Wherever a line holds the string "matplotlib", copy that line.

Dataset content:
#####

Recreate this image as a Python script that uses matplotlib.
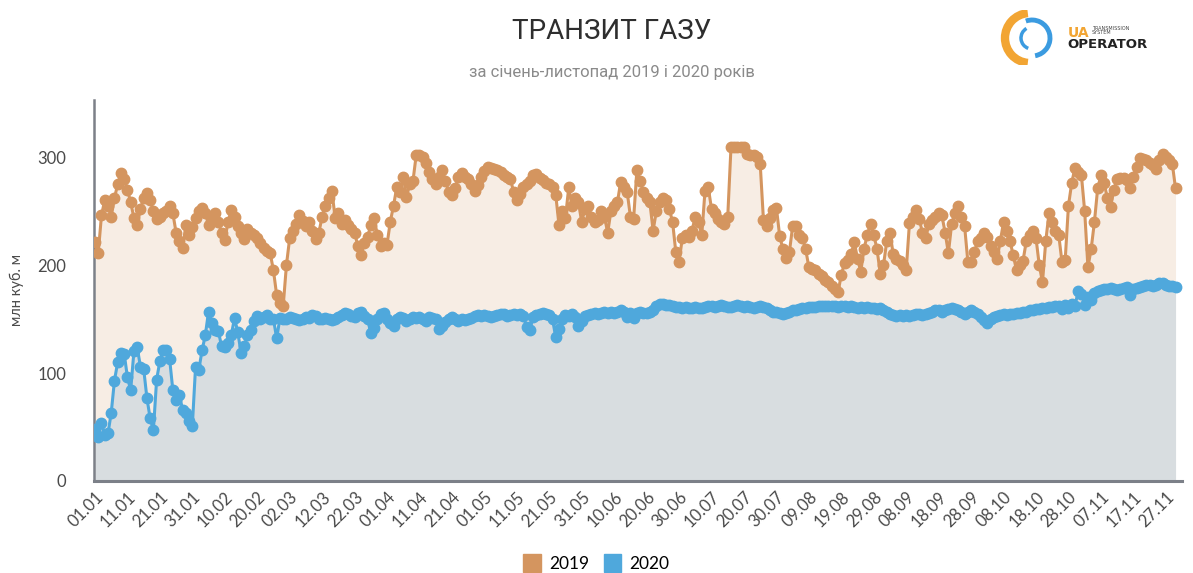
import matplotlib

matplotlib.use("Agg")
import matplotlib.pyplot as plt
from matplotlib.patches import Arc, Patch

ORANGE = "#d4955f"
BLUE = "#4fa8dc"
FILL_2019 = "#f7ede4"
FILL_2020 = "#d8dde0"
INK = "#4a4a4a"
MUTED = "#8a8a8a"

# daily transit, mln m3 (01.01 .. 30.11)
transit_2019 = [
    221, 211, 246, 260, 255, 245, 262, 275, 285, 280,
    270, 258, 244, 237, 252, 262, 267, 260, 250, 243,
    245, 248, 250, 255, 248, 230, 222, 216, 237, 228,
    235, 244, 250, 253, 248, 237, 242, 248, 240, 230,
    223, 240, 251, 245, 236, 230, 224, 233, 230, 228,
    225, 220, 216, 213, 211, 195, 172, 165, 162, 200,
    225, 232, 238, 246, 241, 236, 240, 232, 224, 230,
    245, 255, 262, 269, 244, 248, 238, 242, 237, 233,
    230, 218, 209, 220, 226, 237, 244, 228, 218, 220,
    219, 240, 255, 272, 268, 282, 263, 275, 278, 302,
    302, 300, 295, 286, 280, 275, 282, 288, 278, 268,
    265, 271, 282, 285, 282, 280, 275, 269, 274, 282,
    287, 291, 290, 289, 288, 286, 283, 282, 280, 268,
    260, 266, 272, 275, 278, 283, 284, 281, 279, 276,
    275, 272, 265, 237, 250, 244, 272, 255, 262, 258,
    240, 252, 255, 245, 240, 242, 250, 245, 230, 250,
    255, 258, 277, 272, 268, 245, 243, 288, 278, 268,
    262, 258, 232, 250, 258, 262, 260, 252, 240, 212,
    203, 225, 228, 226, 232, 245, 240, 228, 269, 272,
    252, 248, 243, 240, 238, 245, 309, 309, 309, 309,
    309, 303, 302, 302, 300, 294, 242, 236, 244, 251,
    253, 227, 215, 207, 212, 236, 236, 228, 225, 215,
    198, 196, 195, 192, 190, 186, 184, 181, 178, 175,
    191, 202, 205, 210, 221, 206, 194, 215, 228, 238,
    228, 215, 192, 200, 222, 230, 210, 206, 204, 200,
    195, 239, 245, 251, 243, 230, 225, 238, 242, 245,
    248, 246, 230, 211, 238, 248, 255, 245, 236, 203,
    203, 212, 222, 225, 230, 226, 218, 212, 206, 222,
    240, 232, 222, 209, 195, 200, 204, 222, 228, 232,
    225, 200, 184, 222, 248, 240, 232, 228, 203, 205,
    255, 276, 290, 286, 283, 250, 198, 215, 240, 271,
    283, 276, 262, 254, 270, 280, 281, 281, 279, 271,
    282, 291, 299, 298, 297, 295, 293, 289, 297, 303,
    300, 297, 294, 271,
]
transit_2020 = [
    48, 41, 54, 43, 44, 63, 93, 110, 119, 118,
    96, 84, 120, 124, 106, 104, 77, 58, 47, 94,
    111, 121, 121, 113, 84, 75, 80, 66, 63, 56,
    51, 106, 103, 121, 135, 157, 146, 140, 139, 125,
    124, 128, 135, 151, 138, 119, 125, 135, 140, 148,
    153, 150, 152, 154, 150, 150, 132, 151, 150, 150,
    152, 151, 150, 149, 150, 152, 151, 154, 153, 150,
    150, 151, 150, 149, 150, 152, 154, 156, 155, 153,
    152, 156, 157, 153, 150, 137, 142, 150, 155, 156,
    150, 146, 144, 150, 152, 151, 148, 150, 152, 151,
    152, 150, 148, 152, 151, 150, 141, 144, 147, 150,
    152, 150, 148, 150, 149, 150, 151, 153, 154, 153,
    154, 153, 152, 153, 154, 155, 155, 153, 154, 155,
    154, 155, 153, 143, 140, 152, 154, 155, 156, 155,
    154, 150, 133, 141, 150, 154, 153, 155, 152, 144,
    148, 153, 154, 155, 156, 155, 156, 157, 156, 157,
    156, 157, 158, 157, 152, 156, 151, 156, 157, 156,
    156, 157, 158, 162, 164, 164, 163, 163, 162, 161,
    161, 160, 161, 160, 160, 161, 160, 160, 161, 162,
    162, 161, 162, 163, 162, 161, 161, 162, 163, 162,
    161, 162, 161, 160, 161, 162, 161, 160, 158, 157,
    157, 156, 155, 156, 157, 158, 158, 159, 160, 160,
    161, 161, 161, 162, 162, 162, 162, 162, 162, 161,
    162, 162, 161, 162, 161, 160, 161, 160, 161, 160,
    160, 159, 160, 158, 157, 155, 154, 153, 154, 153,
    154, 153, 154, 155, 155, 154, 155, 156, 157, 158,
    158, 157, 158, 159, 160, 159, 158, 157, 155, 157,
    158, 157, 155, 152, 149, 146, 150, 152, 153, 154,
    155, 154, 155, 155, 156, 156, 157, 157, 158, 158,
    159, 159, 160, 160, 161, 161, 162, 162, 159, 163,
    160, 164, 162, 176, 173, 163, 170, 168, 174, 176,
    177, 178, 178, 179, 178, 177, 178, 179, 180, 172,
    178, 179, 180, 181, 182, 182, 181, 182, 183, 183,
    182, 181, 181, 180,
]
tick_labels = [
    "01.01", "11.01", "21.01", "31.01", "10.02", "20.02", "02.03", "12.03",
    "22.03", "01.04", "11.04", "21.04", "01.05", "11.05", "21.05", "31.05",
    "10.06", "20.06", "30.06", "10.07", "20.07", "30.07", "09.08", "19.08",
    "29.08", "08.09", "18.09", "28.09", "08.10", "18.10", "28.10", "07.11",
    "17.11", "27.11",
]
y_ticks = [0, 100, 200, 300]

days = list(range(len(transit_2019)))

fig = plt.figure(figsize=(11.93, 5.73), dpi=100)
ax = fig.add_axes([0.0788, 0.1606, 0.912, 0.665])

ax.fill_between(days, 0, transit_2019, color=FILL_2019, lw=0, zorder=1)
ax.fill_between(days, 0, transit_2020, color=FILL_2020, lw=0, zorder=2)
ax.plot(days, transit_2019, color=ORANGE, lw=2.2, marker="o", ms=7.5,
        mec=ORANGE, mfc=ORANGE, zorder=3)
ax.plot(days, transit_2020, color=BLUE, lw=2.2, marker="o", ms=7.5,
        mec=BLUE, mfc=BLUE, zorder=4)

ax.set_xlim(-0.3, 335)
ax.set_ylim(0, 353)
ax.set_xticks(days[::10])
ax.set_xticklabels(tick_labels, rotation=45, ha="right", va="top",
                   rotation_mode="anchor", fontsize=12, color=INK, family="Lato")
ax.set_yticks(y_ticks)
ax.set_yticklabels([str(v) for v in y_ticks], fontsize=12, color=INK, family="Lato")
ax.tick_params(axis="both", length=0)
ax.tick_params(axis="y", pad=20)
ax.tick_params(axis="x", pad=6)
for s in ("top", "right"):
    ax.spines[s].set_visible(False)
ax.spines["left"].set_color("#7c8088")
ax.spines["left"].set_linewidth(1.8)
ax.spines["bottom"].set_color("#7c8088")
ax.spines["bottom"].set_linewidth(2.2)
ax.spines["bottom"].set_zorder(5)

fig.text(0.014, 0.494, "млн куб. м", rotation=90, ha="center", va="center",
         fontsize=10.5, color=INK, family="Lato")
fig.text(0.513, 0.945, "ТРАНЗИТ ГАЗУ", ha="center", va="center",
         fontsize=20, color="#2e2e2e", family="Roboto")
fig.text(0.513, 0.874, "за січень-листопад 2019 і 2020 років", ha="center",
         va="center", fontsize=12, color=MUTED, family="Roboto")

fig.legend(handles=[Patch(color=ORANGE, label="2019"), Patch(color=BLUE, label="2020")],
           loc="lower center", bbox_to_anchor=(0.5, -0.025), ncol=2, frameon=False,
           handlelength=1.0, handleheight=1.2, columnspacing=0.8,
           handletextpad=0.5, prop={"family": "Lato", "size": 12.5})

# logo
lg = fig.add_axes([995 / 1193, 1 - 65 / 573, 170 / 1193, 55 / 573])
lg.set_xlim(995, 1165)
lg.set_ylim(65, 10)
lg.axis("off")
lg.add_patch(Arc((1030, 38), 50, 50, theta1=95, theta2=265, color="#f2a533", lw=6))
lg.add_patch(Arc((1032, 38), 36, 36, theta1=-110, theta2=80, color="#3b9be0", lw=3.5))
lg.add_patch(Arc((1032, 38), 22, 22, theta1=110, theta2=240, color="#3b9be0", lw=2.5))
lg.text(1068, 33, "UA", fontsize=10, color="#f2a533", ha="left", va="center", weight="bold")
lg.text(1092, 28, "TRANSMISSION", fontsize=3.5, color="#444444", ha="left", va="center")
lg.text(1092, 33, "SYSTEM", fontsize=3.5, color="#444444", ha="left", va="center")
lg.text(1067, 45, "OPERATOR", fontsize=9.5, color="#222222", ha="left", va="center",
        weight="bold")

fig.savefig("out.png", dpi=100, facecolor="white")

#####

Response:
Recreate this image as a Python script that uses matplotlib.
import matplotlib
matplotlib.use("Agg")
import matplotlib.pyplot as plt
from matplotlib.patches import Arc, Patch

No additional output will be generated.